Final answer:
The discrete-time system y[n] = x[n]x[n-1] + 5n²x[n-3] is not linear because it does not satisfy the property of superposition, it is not time-invariant due to the n² term that depends on the specific time index, but it is causal because the output depends only on present and past inputs.
Step-by-step explanation:
We are discussing the properties of a discrete-time system represented by the equation y[n] = x[n]x[n-1] + 5n²x[n-3]. Specifically, we will analyze its linearity, time-invariance, and causality.
Linearity
A system is linear if it satisfies two properties: additivity and homogeneity (scalability). To test this, we see if the system satisfies superposition. Let's take two inputs x1[n] and x2[n] and scalar constants a and b. If y[n] is the output corresponding to ax1[n] + bx2[n], we must have:
a·y1[n] + b·y2[n] = a·(x1[n]x1[n-1] + 5n²x1[n-3]) + b·(x2[n]x2[n-1] + 5n²x2[n-3])
However, the left side would actually be:
(ax1[n] + bx2[n])(ax1[n-1] + bx2[n-1]) + 5n²(ax1[n-3] + bx2[n-3])
This shows that the system does not satisfy superposition due to the multiplication of x[n] with x[n-1], hence, it is not linear.
Time-Invariance
A system is time-invariant if a time shift in the input signal results in an identical time shift in the output signal. Mathematically, if x[n] → y[n], then x[n-k] → y[n-k] for any integer k.
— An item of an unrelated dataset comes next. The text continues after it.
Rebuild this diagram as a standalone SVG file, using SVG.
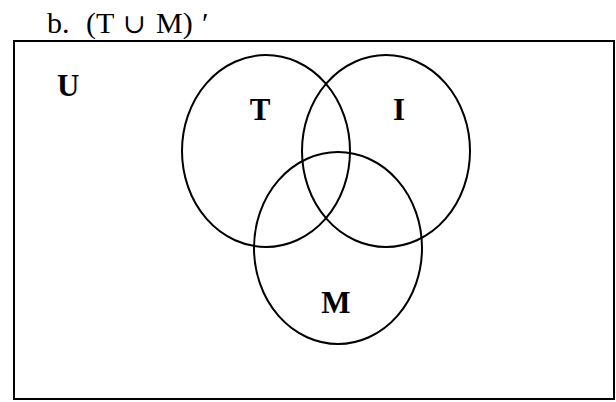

Shifting the input by k units gives:
x[n-k]x[n-k-1] + 5(n-k)²x[n-k-3]
Comparing this with y[n-k], the term 5(n-k)² introduces a time variance, which is dependent on n. Hence, the system is not time-invariant.
Causality
A system is causal if the output at any time depends only on the present and past input values. Since y[n] depends on x[n], x[n-1], and x[n-3], the output does not depend on future values. Therefore, the system is causal.